The Spdc and Challenges of Corporate Social Responsibility: Evidence From The Niger Delta Region, Nigeria

Eric N. Okoro
KEYWORDS: Corporate Social Responsibility, Multinational Oil Companies, Nigeria, Shell Petroleum Development Company


The Niger Delta Region of Nigeria produces a significant portion of the aggregate oil wealth of Nigeria. Since 1956 when oil was first struck in Oloibiri in Southern Nigeria, the Niger Delta region has accounted for over 90 per cent of Nigeria’s oil income. However, the region has perennially suffered
from environmental neglect, crumbling infrastructures and services, high unemployment, social deprivation, abject poverty and endemic conflict. This has led to calls for oil companies operating in the Niger Delta to demonstrate the value of their investments to Nigeria by undertaking increased
community development initiatives that provide direct social benefits such as local employment, new infrastructure, schools, and improved health care delivery.

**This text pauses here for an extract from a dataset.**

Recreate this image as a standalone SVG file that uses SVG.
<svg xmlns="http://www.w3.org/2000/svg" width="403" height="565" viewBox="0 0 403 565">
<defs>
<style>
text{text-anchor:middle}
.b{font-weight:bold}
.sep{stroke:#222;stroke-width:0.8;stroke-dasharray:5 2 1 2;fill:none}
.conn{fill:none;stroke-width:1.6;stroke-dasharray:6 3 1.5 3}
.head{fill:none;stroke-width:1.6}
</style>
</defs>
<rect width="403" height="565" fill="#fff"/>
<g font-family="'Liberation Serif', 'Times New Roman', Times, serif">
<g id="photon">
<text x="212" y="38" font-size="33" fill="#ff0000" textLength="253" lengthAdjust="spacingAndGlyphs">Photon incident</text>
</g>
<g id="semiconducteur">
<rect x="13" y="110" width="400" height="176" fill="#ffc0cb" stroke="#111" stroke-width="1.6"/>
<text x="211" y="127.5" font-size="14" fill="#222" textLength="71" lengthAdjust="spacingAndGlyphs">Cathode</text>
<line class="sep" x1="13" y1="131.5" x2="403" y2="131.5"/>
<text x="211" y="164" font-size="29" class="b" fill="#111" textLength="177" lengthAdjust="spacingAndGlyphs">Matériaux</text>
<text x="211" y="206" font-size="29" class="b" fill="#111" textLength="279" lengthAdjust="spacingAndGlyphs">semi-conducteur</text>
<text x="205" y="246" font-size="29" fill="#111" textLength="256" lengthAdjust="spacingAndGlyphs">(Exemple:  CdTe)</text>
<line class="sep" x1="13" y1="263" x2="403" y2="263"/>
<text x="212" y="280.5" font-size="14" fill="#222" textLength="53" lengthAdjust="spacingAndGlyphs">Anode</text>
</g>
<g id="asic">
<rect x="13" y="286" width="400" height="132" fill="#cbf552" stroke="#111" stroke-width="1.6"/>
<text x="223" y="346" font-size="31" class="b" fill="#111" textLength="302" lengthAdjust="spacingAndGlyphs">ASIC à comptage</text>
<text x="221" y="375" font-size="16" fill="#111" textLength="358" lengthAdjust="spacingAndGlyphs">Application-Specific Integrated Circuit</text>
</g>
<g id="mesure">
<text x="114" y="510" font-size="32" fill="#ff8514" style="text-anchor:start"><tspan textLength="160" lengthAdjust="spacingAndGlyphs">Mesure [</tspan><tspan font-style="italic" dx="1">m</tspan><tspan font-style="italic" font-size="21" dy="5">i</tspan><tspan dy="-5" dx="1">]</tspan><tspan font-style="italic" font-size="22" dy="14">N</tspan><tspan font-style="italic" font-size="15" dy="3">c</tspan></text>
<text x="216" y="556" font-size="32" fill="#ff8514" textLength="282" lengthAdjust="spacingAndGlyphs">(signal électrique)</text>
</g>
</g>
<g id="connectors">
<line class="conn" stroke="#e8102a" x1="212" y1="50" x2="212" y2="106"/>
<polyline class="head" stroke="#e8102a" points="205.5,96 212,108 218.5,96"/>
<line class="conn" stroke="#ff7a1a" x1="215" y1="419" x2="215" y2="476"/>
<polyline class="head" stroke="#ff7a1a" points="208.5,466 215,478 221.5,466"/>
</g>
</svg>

This paper examines the concept of Corporate Social Responsibility (CSR) that is, how companies manage their oil exploration and
business processes to produce an overall positive impact on society. It has focused on the impact of Corporate Social Responsibilities (CSR) on oil producing communities using Shell Petroleum Development Company of Nigeria (SPDC) as a case study. This is considered the thrust of this study
that assessed the extent, constraints and challenges to the adoption of the principles of corporate social responsibility by SPDC; to operate in the Niger Delta fully according to robust international social and environmental standards. It concludes that SPDC should adopt a reformed approach to improve
operational transparency and a bottom-up community led approach to development programmes in the Niger Delta region.